This past week I found out I am just as effective public speaker as I am a softball player. It was a week that will go down in the annals as containing both the Monday Night Debacle and the Wednesday Night Massacre. I'll let the witnesses testify which one had to do with what looks like will be a regular event this summer- my softball team's weekly lopsided loss.
But on that other night I would just as soon forget, I made my way to the Woodbury City Hall Conference Rooms A and B and proceeded to endure for the next hour what only seemed like being stabbed by a hundred steaming cattle prods. The topic of the presentation was Election Process Safeguards and the audience was the Republican Sixth Congressional District.
First off my speech pattern took a rather eclectic twist; I for some reason spoke in sentences where the predicate consistently preceded the subject. Thus it sounded: "The state voter registration system we use." and "The registration card of the voter we check..." Technically those are acceptable sentences but string twenty of them together and it sounds positively Yoda like. "Ask away your questions, I'll do my best to answer..."
And having prepared for my speech by heavy research and focus on dealing with the topic and my own nerves, it never really occurred to me that I would be speaking to a group that wasn't exactly sympathetic to the ideas put forth. The first question asked was why we don't require all voters to show a form of picture identification before receiving their ballot. Harking back to last fall's elections all I could remember was the anger of the many calls we dealt with regarding someone having difficulty meeting the necessary requirements to register because they didn't have a current driver's license. Now I was in a room full of people who wanted to make it tougher for people to vote (imagine how much more time and thus longer lines if election judges had to thoroughly picture identify every one signing the election roster).

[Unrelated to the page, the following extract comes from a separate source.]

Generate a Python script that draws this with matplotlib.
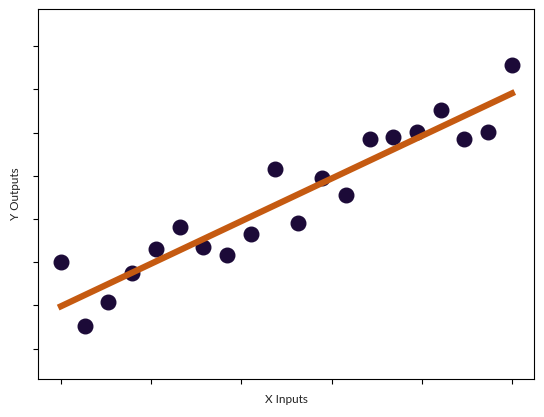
"""Scatter of inputs vs outputs with a least-squares fit line."""
import numpy as np
import matplotlib
matplotlib.use("Agg")
import matplotlib.pyplot as plt

# values
x_inputs = [0.0, 0.0526, 0.1053, 0.1579, 0.2105, 0.2632, 0.3158, 0.3684, 0.4211, 0.4737,
            0.5263, 0.5789, 0.6316, 0.6842, 0.7368, 0.7895, 0.8421, 0.8947, 0.9474, 1.0]
y_outputs = [0.199, -0.097, 0.014, 0.148, 0.259, 0.364, 0.270, 0.231, 0.329, 0.630,
             0.380, 0.591, 0.511, 0.770, 0.778, 0.804, 0.906, 0.770, 0.801, 1.113]
x_ticks = [0.0, 0.2, 0.4, 0.6, 0.8, 1.0]
y_ticks = [-0.2, 0.0, 0.2, 0.4, 0.6, 0.8, 1.0, 1.2]

plt.rcParams["font.family"] = ["Lato", "DejaVu Sans"]

x = np.array(x_inputs)
y = np.array(y_outputs)
slope, intercept = np.polyfit(x, y, 1)

fig = plt.figure(figsize=(5.44, 4.17), dpi=100)
ax = fig.add_axes([38 / 544, 38 / 417, 496 / 544, 370 / 417])

ax.plot(x, slope * x + intercept, color="#c55a11", linewidth=4.5, zorder=3)
ax.scatter(x, y, s=110, color="#1c0a38", zorder=2)

ax.set_xlim(-0.051, 1.049)
ax.set_ylim(-0.341, 1.372)
ax.set_xticks(x_ticks)
ax.set_yticks(y_ticks)
ax.set_xticklabels([])
ax.set_yticklabels([])
ax.set_xlabel("X Inputs", fontsize=8.5, color="#222222", labelpad=4)
ax.set_ylabel("Y Outputs", fontsize=8.5, color="#222222", labelpad=5)

fig.savefig("out.png", dpi=100)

Apparently the group was convinced voter fraud is a major problem in Minnesota. Rather than trying to figure out ways to increase voter participation and turnout- admittedly a primary focus of most election officials- this group wanted tougher laws in guaranteeing that only the finest upstanding citizens are allowed to vote. Perhaps their concerns are legitimate, perhaps voter fraud is running rampant in our elections. Skeptics might say however that lower voter turnout is beneficial to the Republicans because statistics show more registered voters are DFL'ers. On top of that the majority of unregistered voters probably aren't the rich suburban types looking for this year's tax break, but rather the poor, the under and uneducated, the type of person who one doesn't immediately associate with the Republicans. A person like the homeless guy that came to our counter last fall and complained because he didn't have an address he couldn't vote, yet because he owned a parcel of land he was still paying taxes. Didn't seem quite fair.
So as I did my best to answer while at the same time ducking from the many pointed questions being thrown my way, I kept trying to tell myself those words once passed along by a kind soul: "that which doesn't kill you can only make you stronger." And actually it was good to see people impassioned about the political process, people who do care how the system works rather than the usual apathy I see.
And then I stood there on another night of the week with the cold howling through my ears as I tried my best to chase down pop flies swirling in the wind, I couldn't help but wonder what the summer holds in store. Life is like the highest of skied balls, the sudden upward trajectory can be strangely fulfilling but in the end, that damn thing is always going to come speeding down. As a hitter there is a momentary frustration after one hits a pop up, but that's followed by the slimmest ray of hope that the fielder will somehow screw up and the ball will fall even though that usually doesn't happen. As a fielder the arc is entirely different- the moment the ball is hit there is a momentary increase in the heart's beat followed by the return of confidence as you camp under the ball. But you don't want to get cocky. You want to watch that ball all the way into your glove because you never know when you have grossly misjudged things. All this came to me too late. If I'm ever asked to speak in front of that group again I'll be sure to use my metaphorical anecdotes. You can count on it (but just don't rely too heavily on the accuracy of that count).